The Allen Institute for AI (Ai2) has unveiled MolmoAct, a model belonging to a new class called Action Reasoning Models (ARM), and designed to bridge the gap between language understanding and spatial reasoning for robotics applications. Unlike traditional vision-language-action (VLA) models that rely on text-based reasoning, MolmoAct can think and plan in three-dimensional space.

Built on Ai2's open-source Molmo vision-language model family, MolmoAct addresses a fundamental limitation in current AI systems: the inability of primarily text-based models to gain sufficient understanding of the spatial concepts needed for actions in the physical world. The model operates through three key stages: understanding the physical world using depth-aware perception tokens, planning waypoints in image space, and converting these plans into detailed robotic commands.

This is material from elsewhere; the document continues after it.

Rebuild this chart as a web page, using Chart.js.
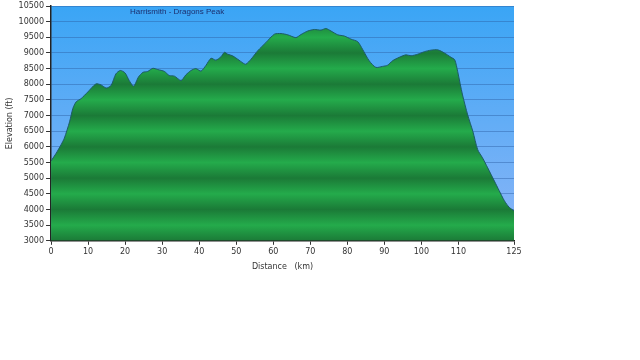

MolmoAct-7B demonstrates impressive efficiency and performance metrics. Pre-trained on just 26.3 million samples using 256 NVIDIA H100 GPUs in about a day and fine-tuned for about two hours using 64 H100 chips, MolmoAct-7B significantly outpaces competitors that required 600-900 million samples and much more resources. On the SimplerEnv benchmark, MolmoAct achieved a state-of-the-art 72.1% success rate on out-of-distribution tasks, beating models from Physical Intelligence, Google, Microsoft, and NVIDIA.

The model offers unique interpretability features, overlaying planned motion trajectories directly onto input images and allowing users to guide actions by sketching paths on devices. True to Ai2's mission, MolmoAct is completely open-source, including training code, evaluation scripts, and the curated post-training dataset containing ~10,000 robot episodes.